8/10
Dead Man Walking
23 January 2005
Warning: Spoilers
**SPOILERS** Owning a pawnshop in Manhattan's Spanish Harlem Sol Nazerman, Rod Stiger,tries to cut himself off from any human feelings that he still has left by buying and selling the hopes and dreams, for a few dollars on the buy side and five to ten times as much on the sell side, of the people of the neighborhood that he does business with.

Sol's hopes and dreams were destroyed some twenty five years ago in German occupied Poland. It's there where he lost his entire family in the Nazi concentration camps. As the 25th anniversary of that nightmare approaches Sol starts to get flooded with shocking flashbacks of what happened to him his wife and two children back then and goes as far as trying to stop the clock,or calender, to keep that dreadful anniversary from coming.

Sol's past WWII nightmare in Poland becomes a real and new nightmare now in the New York City of 1964 that meshes together and in the end shocks him back to the reality of being a person with feelings for others as well as himself.

Sol's helper at the pawnshop Jesus Ortiz, Jamie Sanchez, sees a man give Sol an envelop with some $5,000.00 in cash that Sol puts away in his safe. Ortiz thinking that thats the kind of money to be made running a pawnshop wants Sol to tell him all he knows about the business so that he could go into the pawn business himself. What Ortiz didn't realize was that the man who gave Sol the money was Saverese, Warren Finnerty, a bag man for the top crime boss in Harlem Rodriguez ,Brock Peters, who's using Sol's pawnshop to launder his dirty and ill gotten gains.

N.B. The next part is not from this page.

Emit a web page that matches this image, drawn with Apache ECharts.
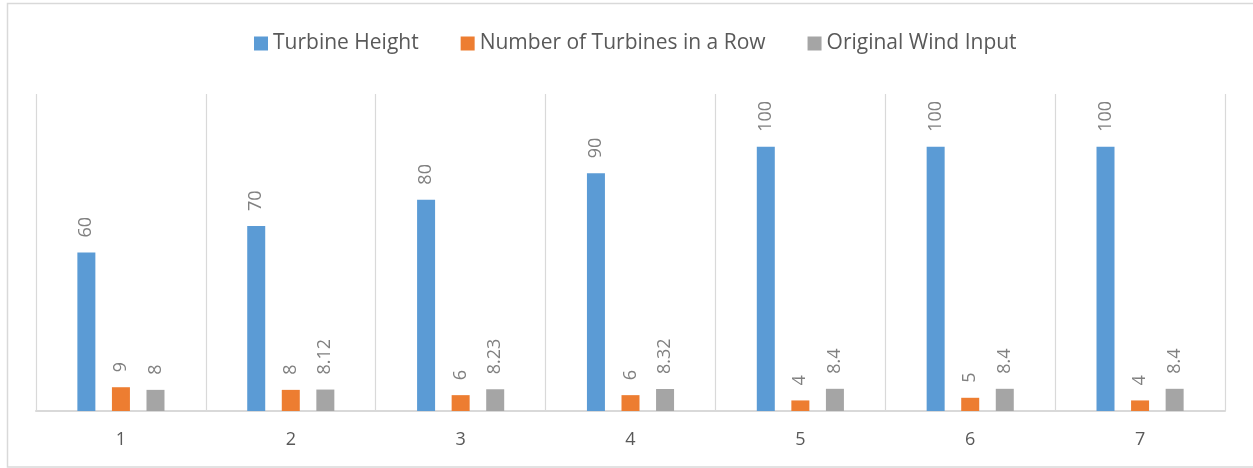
<!DOCTYPE html>
<html>
<head>
<meta charset="utf-8">
<style>
  html, body { margin: 0; padding: 0; background: #ffffff; }
  #chart { width: 1253px; height: 468px; }
</style>
<script src="https://cdn.jsdelivr.net/npm/echarts@6/dist/echarts.min.js"></script>
</head>
<body>
<div id="chart"></div>
<script>
// Wind farm layout scenarios
const categories = ['1', '2', '3', '4', '5', '6', '7'];
const turbineHeight = [60, 70, 80, 90, 100, 100, 100];
const turbinesInRow = [9, 8, 6, 6, 4, 5, 4];
const windInput = [8, 8.12, 8.23, 8.32, 8.4, 8.4, 8.4];

const FONT = '"Open Sans", "DejaVu Sans", sans-serif';
const GRID_COLOR = '#d9d9d9';

const barLabel = {
  show: true,
  position: 'top',
  rotate: 90,
  align: 'left',
  verticalAlign: 'middle',
  distance: 15,
  color: '#808080',
  fontFamily: FONT,
  fontSize: 18
};

function barSeries(name, data, color) {
  return {
    name: name,
    type: 'bar',
    data: data,
    barWidth: 18,
    barGap: '92%',
    itemStyle: { color: color },
    label: barLabel,
    emphasis: { disabled: true }
  };
}

const chart = echarts.init(document.getElementById('chart'), null, { renderer: 'canvas' });

chart.setOption({
  animation: false,
  backgroundColor: '#ffffff',
  textStyle: { fontFamily: FONT },
  graphic: [{
    type: 'rect',
    shape: { x: 7.5, y: 3.5, width: 1260, height: 463.5 },
    style: { fill: 'none', stroke: GRID_COLOR, lineWidth: 1.5 },
    silent: true,
    z: -1
  }],
  legend: {
    left: 249,
    top: 28,
    padding: 5,
    itemWidth: 14,
    itemHeight: 14,
    itemGap: 42,
    icon: 'rect',
    selectedMode: false,
    textStyle: { color: '#595959', fontFamily: FONT, fontSize: 21, lineHeight: 21 }
  },
  grid: { left: 36, right: 28, top: 94, bottom: 57, containLabel: false },
  xAxis: {
    type: 'category',
    data: categories,
    boundaryGap: true,
    axisLine: { show: true, lineStyle: { color: GRID_COLOR, width: 2 } },
    axisTick: { show: false },
    splitLine: { show: true, lineStyle: { color: GRID_COLOR, width: 1.2 } },
    axisLabel: { color: '#595959', fontFamily: FONT, fontSize: 18, margin: 20 }
  },
  yAxis: {
    type: 'value',
    min: 0,
    max: 120,
    show: false,
    splitLine: { show: false }
  },
  series: [
    barSeries('Turbine Height', turbineHeight, '#5b9bd5'),
    barSeries('Number of Turbines in a Row', turbinesInRow, '#ed7d31'),
    barSeries('Original Wind Input', windInput, '#a5a5a5')
  ]
});
</script>
</body>
</html>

This set the stage for Ortiz to get involved in a robbery of Sol's store with three of his friends in the neighborhood Tangee Buck & Robinson, Raymond St. Jacques John McCurry & Charles Dierkop. In the end the robbery would result in Ortiz's death and Sol's regaining his humanity by getting his feelings for his fellow man, and woman, as well as himself back but at a shocking and heart crunching cost.

Undoubtedly Rod Stigers best movie performance as concentration camp survivor Sol Nazerman who after trying to suppress his feelings for years has them burst open like a long inactive volcano at the end of the movie.

The movie "The Pawnbroker" covers the days that lead up to Sol's finding out that keeping deep inside all the hurt and suffering from the past will only make him and those around him only more depressed and not allow those wounds of past years to heal. Sol's sees later in the movie how his actions hurt people that tried to be friendly and help him like his new neighbor Marilyn Brichfield, Geraldine Fitzgerald, who tried to strike up a friendship with him. Marilyn was a lonely middle-aged women who lost her husband at an early age.

Sol's most hurtful act was that what he did to his second wife Tessie ,Marketa Kimberell, who's also a concentration camp survivor. After Tessie called him at the pawnshop with the news that her father Mendel, Baruch Lumet, just passed away Sol coldly told her to bury him and hung up.

Sol's relations with Rodiguez was also a bit odd. How could he have not known that Rodriguez owned the whorehouse down the block from his pawnshop when he confronted him at his penthouse about the dirty dealings that he was doing in the neighborhood? Since we know that Sol himself was involved with them by laundering Rodiguez's dirty money and taking a cut for himself all these years?

"The Pawnbroker" is a dark haunting and surrealistic film that hits all the right buttons in it's story about the human condition thats so skillfully played by it's leading actor Rod Stiger. A story of the loneliness and emptiness of the human heart which can only go on for so long until, like in the movie, it either breaks down or bursts open and explodes from the pressure thats been built up in it over the years.